Their presence brings pure joy to the 91-year-old Mines, a Highland Park resident since 1972, and a man who has vivid memories of when he met Dr. Martin Luther King Jr. and Malcolm X in the 1960s.
“I love spending time with my grandsons. They’re respectful and motivated, both academically and athletically. They love their school [School of St. Mary in Lake Forest], and playing sports.”
“They’re fantastic kids,” says Mines, who also thinks the world of his other two grandchildren, Erica Mines and CC Herndon.
Academically motivated sounds a lot like a young Mines, who was born in Cleveland, Ohio. During his formative years, the studious Mines absorbed invaluable lessons from an in-house instructor named Viola, also known as his mother, who didn’t need a chalkboard or a desk to support the occasional apple in order to teach Life 101 each year.
“My mother was highly educated, highly intelligent, and she was my spiritual advisor who would become my health adviser,” says Mines, the father of daughters Myrna Traylor, Stephanie Mines, and Karen Mines Williamson (mother of Chase and Dylan). “She became my friend—my best friend. Very loving, very influential. I loved talking with her. She taught me true values in life. She took the time to talk to my siblings and me about our family’s history and its significance.”
“Some of the most important words I’d ever heard from her were, ‘Don’t let anyone ever define you. You set your goals.’ Such advice served me well throughout my professional life.”
Not only did the Korean War veteran officer serve as a senior manager with the U.S. Department of Labor, Mines also held a similar post with both the U.S. Department of Education (previously known as the U.S. Department of Health, Education and Welfare) and a Selective Executive Service position with the U.S. Department of Justice. Opportunities to successfully negotiate with school superintendents and university presidents and their attorneys enlivened the Ohio State University graduate and lifelong Buckeyes fan. Mines sought to ensure equal opportunities for all, particularly in the field of education, throughout his entire career.

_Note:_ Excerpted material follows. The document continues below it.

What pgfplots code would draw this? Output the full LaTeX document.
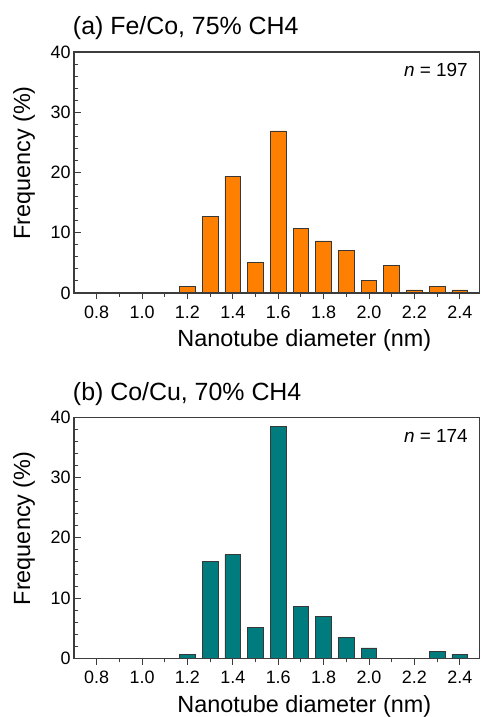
\documentclass[border=0pt]{standalone}
\usepackage{pgfplots}
\pgfplotsset{compat=1.18}
\usepackage{fontspec}
\setmainfont{Liberation Sans}

\definecolor{barorange}{HTML}{FF8000}
\definecolor{barteal}{HTML}{007B7E}
\definecolor{axisgray}{HTML}{3C3C3C}

% shared look of the two diameter histograms
\pgfplotsset{
  diamhist/.style={
    scale only axis, width=405.5bp, height=241bp,
    xmin=0.7, xmax=2.487, ymin=0, ymax=40,
    clip=false, axis on top,
    xtick={0.8,1.0,1.2,1.4,1.6,1.8,2.0,2.2,2.4},
    minor xtick={0.9,1.1,1.3,1.5,1.7,1.9,2.1,2.3},
    ytick={0,10,20,30,40}, minor y tick num=4,
    xtick pos=bottom, ytick pos=left,
    tick align=inside,
    major tick length=6.5bp, minor tick length=4bp,
    axis line style={axisgray, line width=1.1bp},
    every tick/.style={axisgray, line width=0.9bp},
    tick label style={font=\fontsize{18}{20}\selectfont},
    /pgf/number format/assume math mode=true,
    xticklabel style={yshift=-3bp,
      /pgf/number format/fixed, /pgf/number format/fixed zerofill,
      /pgf/number format/precision=1},
    xlabel={Nanotube diameter (nm)},
    ylabel={Frequency (\%)},
    label style={font=\fontsize{23.5}{26}\selectfont},
    xlabel style={at={(axis description cs:0.568,-0.224)}, anchor=base},
    ylabel style={at={(axis description cs:-0.1085,0.539)}, anchor=base},
    ybar, bar width=15.7bp,
  },
  histbar/.style={fill=#1, draw=black!78, line width=0.8bp},
}

\begin{document}
\begin{tikzpicture}
\useasboundingbox (0,0) rectangle (481bp,717bp);

% (a) Fe/Co catalyst, n = 197
\begin{axis}[diamhist, at={(74bp,424bp)}, anchor=south west]
  \addplot[histbar=barorange] coordinates {
    (1.2,1.02) (1.3,12.69) (1.4,19.29) (1.5,5.08) (1.6,26.90)
    (1.7,10.66) (1.8,8.63) (1.9,7.11) (2.0,2.03) (2.1,4.57)
    (2.2,0.51) (2.3,1.02) (2.4,0.51)};
  \node[anchor=base west, inner sep=0pt, yshift=17bp,
        font=\fontsize{25}{28}\selectfont] at (rel axis cs:-0.003,1)
        {(a) Fe/Co, 75\% CH4};
  \node[anchor=base east, inner sep=0pt, yshift=-25bp,
        font=\fontsize{19}{22}\selectfont] at (rel axis cs:0.9716,1)
        {\textit{n} = 197};
\end{axis}

% (b) Co/Cu catalyst, n = 174
\begin{axis}[diamhist, at={(74bp,58.7bp)}, anchor=south west]
  \addplot[histbar=barteal] coordinates {
    (1.2,0.57) (1.3,16.09) (1.4,17.24) (1.5,5.17) (1.6,38.51)
    (1.7,8.62) (1.8,6.90) (1.9,3.45) (2.0,1.72)
    (2.3,1.15) (2.4,0.57)};
  \node[anchor=base west, inner sep=0pt, yshift=17bp,
        font=\fontsize{25}{28}\selectfont] at (rel axis cs:-0.003,1)
        {(b) Co/Cu, 70\% CH4};
  \node[anchor=base east, inner sep=0pt, yshift=-25bp,
        font=\fontsize{19}{22}\selectfont] at (rel axis cs:0.9716,1)
        {\textit{n} = 174};
\end{axis}
\end{tikzpicture}
\end{document}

“I enjoyed my career and was proud to be in positions to lead,” he notes. “I was most proud of my staff and the work we did to fight for civil rights on behalf of children. I was fortunate to have had as many devoted colleagues as I had.”

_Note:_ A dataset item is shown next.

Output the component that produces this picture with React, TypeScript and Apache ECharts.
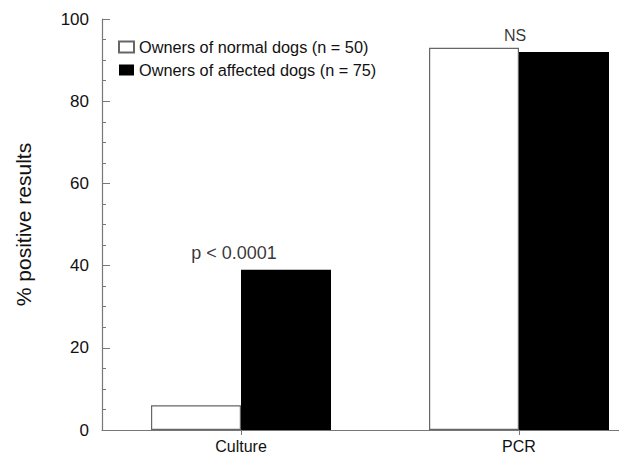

Mines met Dr. Martin Luther King Jr. in Cleveland, where the minister and leader of the civil rights movement held a planning session for voter registration events. Mines found Dr. King absolutely fascinating. “When I was around him, he was open and unusually effective as a speaker. There was something about him, something special when one got face-to-face with him. We could all see it. He left me spellbound. Then, after a short while, it was time to get to work.”
Mines—whose parents, George and Viola, were married for 77 years—and his family moved to Highland Park in 1972. There, the family joined Trinity Episcopal Church, where Mines would begin serving as an acolyte; he handled thurifer duties when he was in his 80s. His late wife Shirley founded the North Shore Chapter of Jack and Jill of America, Inc., an organization of mothers with children ages 2 to 19, dedicated to nurturing future African-American leaders by strengthening children through leadership development, volunteer service, philanthropic giving, and civic duty. Karen Mines Williamson is a member of the chapter, which is one of 252 branches across seven regions.
“Highland Park is such a welcoming place, with excellent schools,” says Mines, who served on the City of Highland Park’s Human Relations Commission. “When we moved here, Highland Park was a quiet suburb, with a limited downtown. I loved Highland Park right away because of how well we were received as a new African-American family. Over time, I got to know every mayor and they got to know me and my family.”
Mines’ take on the state of the United States, post-2020 election? Concerned. Too much divisiveness, entrenched positions, and not enough demonstration of courage from politicians to stand up for issues over party. “Our country, with regard to civil rights, has come a long way, but we still have a long way to go. Civil rights, to me, are human rights. Isn’t that how we all should look at civil rights?”
Mines is also hopeful, positive, and resolute. His faith reassures him. His faith, after all, has been strong since he first entered a Cleveland church as a little boy with his family.
“Going to church isn’t an obligation to me; rather, it’s something I want to do,” Mines says. “That was my mother’s approach to churchgoing. I would not be here today without faith. Faith has carried me through.”